■ **Task input**:
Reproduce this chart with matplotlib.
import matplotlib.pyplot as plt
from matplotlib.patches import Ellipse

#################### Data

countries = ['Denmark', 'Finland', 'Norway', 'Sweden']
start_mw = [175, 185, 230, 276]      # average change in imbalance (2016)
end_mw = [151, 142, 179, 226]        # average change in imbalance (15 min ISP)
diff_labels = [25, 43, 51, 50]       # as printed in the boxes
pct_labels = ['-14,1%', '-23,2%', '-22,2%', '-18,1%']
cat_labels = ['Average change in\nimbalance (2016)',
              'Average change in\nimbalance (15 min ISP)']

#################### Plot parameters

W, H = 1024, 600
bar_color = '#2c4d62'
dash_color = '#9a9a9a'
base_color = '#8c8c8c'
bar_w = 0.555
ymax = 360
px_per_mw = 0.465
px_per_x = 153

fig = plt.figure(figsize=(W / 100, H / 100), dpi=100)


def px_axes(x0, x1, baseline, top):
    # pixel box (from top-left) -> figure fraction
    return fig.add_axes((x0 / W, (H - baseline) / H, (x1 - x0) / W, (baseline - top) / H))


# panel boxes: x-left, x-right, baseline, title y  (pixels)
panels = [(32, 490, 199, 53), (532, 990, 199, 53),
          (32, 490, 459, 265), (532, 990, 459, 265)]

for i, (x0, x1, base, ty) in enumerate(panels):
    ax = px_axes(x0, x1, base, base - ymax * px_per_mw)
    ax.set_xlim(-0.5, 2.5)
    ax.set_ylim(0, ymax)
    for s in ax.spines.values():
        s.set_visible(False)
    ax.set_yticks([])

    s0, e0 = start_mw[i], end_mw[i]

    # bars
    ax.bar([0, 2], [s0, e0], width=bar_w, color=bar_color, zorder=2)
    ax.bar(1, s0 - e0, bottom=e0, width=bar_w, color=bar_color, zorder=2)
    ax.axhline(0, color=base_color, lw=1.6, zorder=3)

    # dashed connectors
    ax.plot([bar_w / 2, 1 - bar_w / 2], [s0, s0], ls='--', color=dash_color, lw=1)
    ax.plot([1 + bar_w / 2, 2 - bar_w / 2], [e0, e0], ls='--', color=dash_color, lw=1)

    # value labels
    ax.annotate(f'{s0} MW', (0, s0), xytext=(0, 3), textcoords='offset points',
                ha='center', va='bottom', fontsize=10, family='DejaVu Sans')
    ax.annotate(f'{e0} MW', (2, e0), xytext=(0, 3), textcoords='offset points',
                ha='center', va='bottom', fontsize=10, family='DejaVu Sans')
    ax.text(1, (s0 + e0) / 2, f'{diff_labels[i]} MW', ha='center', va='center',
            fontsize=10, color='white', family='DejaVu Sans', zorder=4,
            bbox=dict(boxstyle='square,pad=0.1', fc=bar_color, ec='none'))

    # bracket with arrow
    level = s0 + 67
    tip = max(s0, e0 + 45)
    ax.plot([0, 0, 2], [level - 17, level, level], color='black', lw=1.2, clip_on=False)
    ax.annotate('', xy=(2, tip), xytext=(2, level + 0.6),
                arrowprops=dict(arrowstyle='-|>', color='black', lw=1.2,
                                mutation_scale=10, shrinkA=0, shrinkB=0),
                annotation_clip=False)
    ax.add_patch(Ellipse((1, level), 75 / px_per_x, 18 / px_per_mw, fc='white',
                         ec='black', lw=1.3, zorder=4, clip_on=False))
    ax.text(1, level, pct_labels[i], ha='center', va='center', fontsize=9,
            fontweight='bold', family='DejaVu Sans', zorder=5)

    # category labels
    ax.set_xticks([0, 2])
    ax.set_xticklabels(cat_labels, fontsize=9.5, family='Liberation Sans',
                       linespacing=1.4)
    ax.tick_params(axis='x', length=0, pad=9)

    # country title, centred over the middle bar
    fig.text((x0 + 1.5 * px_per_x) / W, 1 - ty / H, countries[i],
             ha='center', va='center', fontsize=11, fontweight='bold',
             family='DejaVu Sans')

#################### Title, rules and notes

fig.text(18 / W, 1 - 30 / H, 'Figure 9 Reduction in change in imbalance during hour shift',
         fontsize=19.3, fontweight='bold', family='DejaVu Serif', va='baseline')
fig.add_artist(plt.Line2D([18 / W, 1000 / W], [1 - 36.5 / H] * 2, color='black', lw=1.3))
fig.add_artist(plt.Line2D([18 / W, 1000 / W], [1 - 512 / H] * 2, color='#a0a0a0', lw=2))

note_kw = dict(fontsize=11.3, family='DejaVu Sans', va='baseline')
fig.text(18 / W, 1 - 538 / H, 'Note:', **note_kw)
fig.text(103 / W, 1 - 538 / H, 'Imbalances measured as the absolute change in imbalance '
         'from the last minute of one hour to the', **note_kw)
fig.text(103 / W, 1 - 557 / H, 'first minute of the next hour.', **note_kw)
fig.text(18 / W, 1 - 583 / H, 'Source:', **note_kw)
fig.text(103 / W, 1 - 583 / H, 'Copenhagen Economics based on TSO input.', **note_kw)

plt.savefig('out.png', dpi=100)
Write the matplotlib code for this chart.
...
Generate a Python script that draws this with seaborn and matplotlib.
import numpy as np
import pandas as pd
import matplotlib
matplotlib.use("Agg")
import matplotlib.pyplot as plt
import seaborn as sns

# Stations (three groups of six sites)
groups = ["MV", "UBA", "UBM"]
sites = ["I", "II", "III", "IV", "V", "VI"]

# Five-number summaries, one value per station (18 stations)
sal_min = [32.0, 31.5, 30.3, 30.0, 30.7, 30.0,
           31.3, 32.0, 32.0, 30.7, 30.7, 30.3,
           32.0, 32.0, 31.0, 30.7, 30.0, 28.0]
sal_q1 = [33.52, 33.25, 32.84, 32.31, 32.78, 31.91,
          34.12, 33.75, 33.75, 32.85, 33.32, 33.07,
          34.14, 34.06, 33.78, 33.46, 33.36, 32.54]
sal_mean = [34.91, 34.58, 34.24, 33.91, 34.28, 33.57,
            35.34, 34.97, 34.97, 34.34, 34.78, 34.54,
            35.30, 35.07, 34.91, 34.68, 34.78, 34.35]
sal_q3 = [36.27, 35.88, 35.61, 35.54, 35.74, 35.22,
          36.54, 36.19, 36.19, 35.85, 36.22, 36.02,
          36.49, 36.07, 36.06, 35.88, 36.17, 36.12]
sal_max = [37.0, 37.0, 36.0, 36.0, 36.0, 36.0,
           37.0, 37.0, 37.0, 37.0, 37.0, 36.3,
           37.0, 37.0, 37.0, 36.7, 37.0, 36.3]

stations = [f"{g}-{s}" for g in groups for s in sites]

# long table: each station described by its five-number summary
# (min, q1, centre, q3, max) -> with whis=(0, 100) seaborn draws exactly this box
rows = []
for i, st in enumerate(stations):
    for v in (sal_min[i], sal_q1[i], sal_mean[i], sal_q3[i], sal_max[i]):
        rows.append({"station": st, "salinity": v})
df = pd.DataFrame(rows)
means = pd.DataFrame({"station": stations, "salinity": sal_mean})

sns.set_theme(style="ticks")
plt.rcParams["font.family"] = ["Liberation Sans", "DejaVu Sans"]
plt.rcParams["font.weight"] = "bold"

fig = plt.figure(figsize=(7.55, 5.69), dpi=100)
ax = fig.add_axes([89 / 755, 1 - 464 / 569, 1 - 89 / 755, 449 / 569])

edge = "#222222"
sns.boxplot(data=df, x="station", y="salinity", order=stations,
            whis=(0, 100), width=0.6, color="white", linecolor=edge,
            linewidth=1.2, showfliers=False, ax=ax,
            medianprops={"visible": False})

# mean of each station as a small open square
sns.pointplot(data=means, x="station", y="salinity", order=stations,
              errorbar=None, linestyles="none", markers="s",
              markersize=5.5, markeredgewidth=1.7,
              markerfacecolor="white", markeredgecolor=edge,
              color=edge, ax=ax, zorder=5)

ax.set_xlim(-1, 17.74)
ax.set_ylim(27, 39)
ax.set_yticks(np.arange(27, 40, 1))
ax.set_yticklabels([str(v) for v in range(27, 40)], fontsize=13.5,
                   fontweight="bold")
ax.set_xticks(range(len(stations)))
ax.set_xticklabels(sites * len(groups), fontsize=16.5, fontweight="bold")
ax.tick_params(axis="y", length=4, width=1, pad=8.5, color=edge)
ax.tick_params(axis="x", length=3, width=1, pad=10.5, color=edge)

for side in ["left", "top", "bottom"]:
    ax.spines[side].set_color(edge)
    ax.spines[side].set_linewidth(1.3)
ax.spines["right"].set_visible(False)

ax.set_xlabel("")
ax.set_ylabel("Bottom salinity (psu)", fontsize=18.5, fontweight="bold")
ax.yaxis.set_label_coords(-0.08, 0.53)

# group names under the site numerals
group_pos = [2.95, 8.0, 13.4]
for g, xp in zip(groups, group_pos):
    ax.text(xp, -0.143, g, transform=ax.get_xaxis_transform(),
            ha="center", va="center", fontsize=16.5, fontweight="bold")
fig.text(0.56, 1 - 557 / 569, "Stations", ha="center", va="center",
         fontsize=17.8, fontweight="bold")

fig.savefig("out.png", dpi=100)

■ **Requirement**:
Quote the listing above, but only from the line that shows "Reproduce this chart with matplotlib." through the line that shows "fig = plt.figure(figsize=(W".

■ **Finished answer**:
Reproduce this chart with matplotlib.
import matplotlib.pyplot as plt
from matplotlib.patches import Ellipse

#################### Data

countries = ['Denmark', 'Finland', 'Norway', 'Sweden']
start_mw = [175, 185, 230, 276]      # average change in imbalance (2016)
end_mw = [151, 142, 179, 226]        # average change in imbalance (15 min ISP)
diff_labels = [25, 43, 51, 50]       # as printed in the boxes
pct_labels = ['-14,1%', '-23,2%', '-22,2%', '-18,1%']
cat_labels = ['Average change in\nimbalance (2016)',
              'Average change in\nimbalance (15 min ISP)']

#################### Plot parameters

W, H = 1024, 600
bar_color = '#2c4d62'
dash_color = '#9a9a9a'
base_color = '#8c8c8c'
bar_w = 0.555
ymax = 360
px_per_mw = 0.465
px_per_x = 153

fig = plt.figure(figsize=(W / 100, H / 100), dpi=100)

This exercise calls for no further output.